Los que temimos alguna vez la expansión del pensamiento de la enseñanza unilateral, esa que piensa a los pibes como cajitas vacías para ir llenándolas de contenidos, ahora tenemos miedo de haber ido demasiado más allá. Era cuestión de igualar los tantos nomás, y no de vernos parados como grandes adultos idiotas.
Tras haber pensado en Claudio como un símbolo de todo lo que tantos supuestos grandes deberían aprender de tantos supuestos chicos, hoy tenemos miedo. No pesa ya el temor a la opresión de las mentes veteranas sobre las mentes nuevas, sino el contraataque.
La emoción que en un principio nos llevaba a difundir las respuestas geniales de Claudio, poco a poco nos está convenciendo de nuestra importante estupidez. Y ahí, el miedo. Si recobraran todas sus fuerzas las líneas de pensamiento que edificaron la escuela del letrado un escalón por encima de la cursada, sin duda ahora estaríamos en riesgo.
Estaríamos en riesgo de ver a un niño montado sobre el escritorio, en la cabecera del aula, refregándonos por la cara tanta sabiduría, tanta luz y tanta pureza.
Sólo dos entregas han pasado hasta aquí, de los mensajes de Claudio para la humanidad. Uno nos enseñaba a ver las cosas desde un lugar diferente. Y otro nos recordaba no olvidar nuestra lucha por la igualdad, o al menos tener conciencia de cuánto falta para alcanzarla. Esta vez, Claudio habló de la amistad.
– Che, tengo hambre, pero mucha hambre, reclamó, en plena jornada de fútbol popular.
– ¿Mucha hambre?, indagó un gran copiloto suyo, 20 años mayor.
– Sí, tengo mucha hambre.

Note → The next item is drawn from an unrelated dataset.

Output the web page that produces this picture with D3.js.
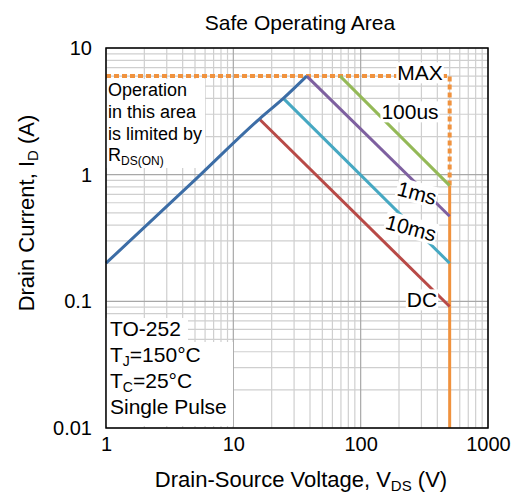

Tengo tanta hambre, que te comería todo…
Siempre a la espera de la salida inesperada de Claudio, su aliado le respondió con amor y una entrega absoluta:
– Clau, escuchame: si tenés ganas de comerme todo, en serio, ya fue. Comeme todo.
Y entonces, otra vez Claudio llamó al silencio. Fueron sólo algunos segundos, en los que apenas pudo pensar en las principales limitaciones que se interponían entre su hambre voraz y la salida que se le presentaba al alcance de la mano.
La carne humana, que se ofrecía como bocado, era carne añeja, en buena parte cubierta de pelos y con el valor agregado de la nauseabunda sensación que uno puede prever a la hora de disponerse a merendar carne humana. Mucho más, tratándose de un humano vivo, que a pesar de su buena voluntad y su gran predisposición, posiblemente se terminaría resistiendo a semejante acto de canibalismo, generando una lucha indeseada entre la mandíbula de Claudio y su tobillo, o su codo, o lo que se viera más apetecible.
Todo eso pensamos nosotros cuando analizamos con seriedad la propuesta que Claudio había recibido y sus posibles contestaciones. Pero él no tuvo tiempo, ni ganas, de detenerse en cuestiones de la física, o del aparato digestivo. Algo, antes de todo eso, le pareció inmensamente prioritario.
– Ey (dijo, en tono solemne, tomándole el brazo), yo jamás podría comerte. Eres mi mejor amigo.